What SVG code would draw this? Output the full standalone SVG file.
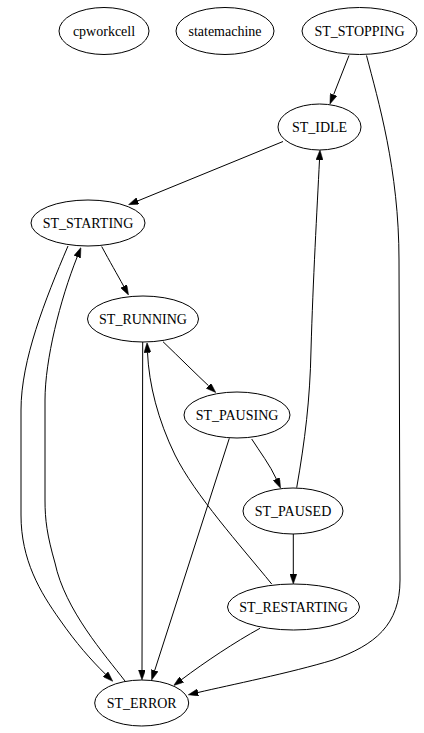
<svg xmlns="http://www.w3.org/2000/svg" width="424" height="733" viewBox="0 0 424 733">
<style>
.n ellipse{fill:none;stroke:#000;stroke-width:1}
.n text{font-family:"Liberation Serif","Times New Roman",serif;font-size:14px;text-anchor:middle;fill:#000}
.e path{fill:none;stroke:#000;stroke-width:1;marker-end:url(#ah)}
</style>
<defs>
<marker id="ah" viewBox="0 0 10 7" refX="0" refY="3.5" markerWidth="10" markerHeight="7" markerUnits="userSpaceOnUse" orient="auto">
<path d="M0,0 L10,3.5 L0,7 z" fill="#000" stroke="#000" stroke-width="0.5"/>
</marker>
</defs>
<rect width="424" height="733" fill="#fff"/>
<g id="edges" class="e">
<path d="M349,55.5 L333.6,94.7"/>
<path d="M366.5,55.5 C378,100 399,170 399,260 L400,580 C400,625 375,645 333,660 C290,673 230,685 198,692.5"/>
<path d="M283,141.5 L137.8,200.9"/>
<path d="M296.7,487.7 C305,440 310,400 311,350 C313,280 317,210 319.5,160"/>
<path d="M101.7,246.5 C110,262 117,274 123.7,286.2"/>
<path d="M68,246 C45,300 21,360 21,410 L21,515 C21,560 40,592 60,620 C76,643 91,660 105.6,674.3"/>
<path d="M125,681 C105,655 65,610 55,563 C47,535 45,520 45,500 L45,400 C45,360 60,300 77.2,256.9"/>
<path d="M163,341.7 C180,358 195,373 208.5,385.7"/>
<path d="M142.7,342 L142,670"/>
<path d="M271.7,584 C240,545 195,495 175,455 C158,420 149,385 147.5,352.6"/>
<path d="M229.3,438.3 L154.7,670.5"/>
<path d="M251.7,439 C260,452 270,465 276.4,479"/>
<path d="M293.3,534 L293.3,574"/>
<path d="M260,628.3 C235,642 205,662 181.7,679.5"/>
</g>
<g id="cpworkcell" class="n"><ellipse cx="104" cy="31" rx="45" ry="23.5"/><text x="104" y="36">cpworkcell</text></g>
<g id="statemachine" class="n"><ellipse cx="225" cy="31" rx="49" ry="23.5"/><text x="225" y="36">statemachine</text></g>
<g id="ST_STOPPING" class="n"><ellipse cx="359.5" cy="31" rx="57.5" ry="23.5"/><text x="359.5" y="36">ST_STOPPING</text></g>
<g id="ST_IDLE" class="n"><ellipse cx="319.5" cy="127" rx="41.5" ry="23"/><text x="319.5" y="132">ST_IDLE</text></g>
<g id="ST_STARTING" class="n"><ellipse cx="88" cy="223" rx="57" ry="23"/><text x="88" y="228">ST_STARTING</text></g>
<g id="ST_RUNNING" class="n"><ellipse cx="143" cy="319" rx="55.5" ry="23"/><text x="143" y="324">ST_RUNNING</text></g>
<g id="ST_PAUSING" class="n"><ellipse cx="237" cy="415" rx="53" ry="23"/><text x="237" y="420">ST_PAUSING</text></g>
<g id="ST_PAUSED" class="n"><ellipse cx="293" cy="511" rx="50" ry="23"/><text x="293" y="516">ST_PAUSED</text></g>
<g id="ST_RESTARTING" class="n"><ellipse cx="293.5" cy="607" rx="66" ry="23"/><text x="293.5" y="612">ST_RESTARTING</text></g>
<g id="ST_ERROR" class="n"><ellipse cx="141.7" cy="703" rx="47" ry="23"/><text x="141.7" y="708">ST_ERROR</text></g>
</svg>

• • • •

**WHAT THE EXERCISE ASKS**
Copy all the data exactly as written, but skip any picture.

**THE RESULT**
What SVG code would draw this? Output the full standalone SVG file.
<svg xmlns="http://www.w3.org/2000/svg" width="424" height="733" viewBox="0 0 424 733">
<style>
.n ellipse{fill:none;stroke:#000;stroke-width:1}
.n text{font-family:"Liberation Serif","Times New Roman",serif;font-size:14px;text-anchor:middle;fill:#000}
.e path{fill:none;stroke:#000;stroke-width:1;marker-end:url(#ah)}
</style>
<defs>
<marker id="ah" viewBox="0 0 10 7" refX="0" refY="3.5" markerWidth="10" markerHeight="7" markerUnits="userSpaceOnUse" orient="auto">
<path d="M0,0 L10,3.5 L0,7 z" fill="#000" stroke="#000" stroke-width="0.5"/>
</marker>
</defs>
<rect width="424" height="733" fill="#fff"/>
<g id="edges" class="e">
<path d="M349,55.5 L333.6,94.7"/>
<path d="M366.5,55.5 C378,100 399,170 399,260 L400,580 C400,625 375,645 333,660 C290,673 230,685 198,692.5"/>
<path d="M283,141.5 L137.8,200.9"/>
<path d="M296.7,487.7 C305,440 310,400 311,350 C313,280 317,210 319.5,160"/>
<path d="M101.7,246.5 C110,262 117,274 123.7,286.2"/>
<path d="M68,246 C45,300 21,360 21,410 L21,515 C21,560 40,592 60,620 C76,643 91,660 105.6,674.3"/>
<path d="M125,681 C105,655 65,610 55,563 C47,535 45,520 45,500 L45,400 C45,360 60,300 77.2,256.9"/>
<path d="M163,341.7 C180,358 195,373 208.5,385.7"/>
<path d="M142.7,342 L142,670"/>
<path d="M271.7,584 C240,545 195,495 175,455 C158,420 149,385 147.5,352.6"/>
<path d="M229.3,438.3 L154.7,670.5"/>
<path d="M251.7,439 C260,452 270,465 276.4,479"/>
<path d="M293.3,534 L293.3,574"/>
<path d="M260,628.3 C235,642 205,662 181.7,679.5"/>
</g>
<g id="cpworkcell" class="n"><ellipse cx="104" cy="31" rx="45" ry="23.5"/><text x="104" y="36">cpworkcell</text></g>
<g id="statemachine" class="n"><ellipse cx="225" cy="31" rx="49" ry="23.5"/><text x="225" y="36">statemachine</text></g>
<g id="ST_STOPPING" class="n"><ellipse cx="359.5" cy="31" rx="57.5" ry="23.5"/><text x="359.5" y="36">ST_STOPPING</text></g>
<g id="ST_IDLE" class="n"><ellipse cx="319.5" cy="127" rx="41.5" ry="23"/><text x="319.5" y="132">ST_IDLE</text></g>
<g id="ST_STARTING" class="n"><ellipse cx="88" cy="223" rx="57" ry="23"/><text x="88" y="228">ST_STARTING</text></g>
<g id="ST_RUNNING" class="n"><ellipse cx="143" cy="319" rx="55.5" ry="23"/><text x="143" y="324">ST_RUNNING</text></g>
<g id="ST_PAUSING" class="n"><ellipse cx="237" cy="415" rx="53" ry="23"/><text x="237" y="420">ST_PAUSING</text></g>
<g id="ST_PAUSED" class="n"><ellipse cx="293" cy="511" rx="50" ry="23"/><text x="293" y="516">ST_PAUSED</text></g>
<g id="ST_RESTARTING" class="n"><ellipse cx="293.5" cy="607" rx="66" ry="23"/><text x="293.5" y="612">ST_RESTARTING</text></g>
<g id="ST_ERROR" class="n"><ellipse cx="141.7" cy="703" rx="47" ry="23"/><text x="141.7" y="708">ST_ERROR</text></g>
</svg>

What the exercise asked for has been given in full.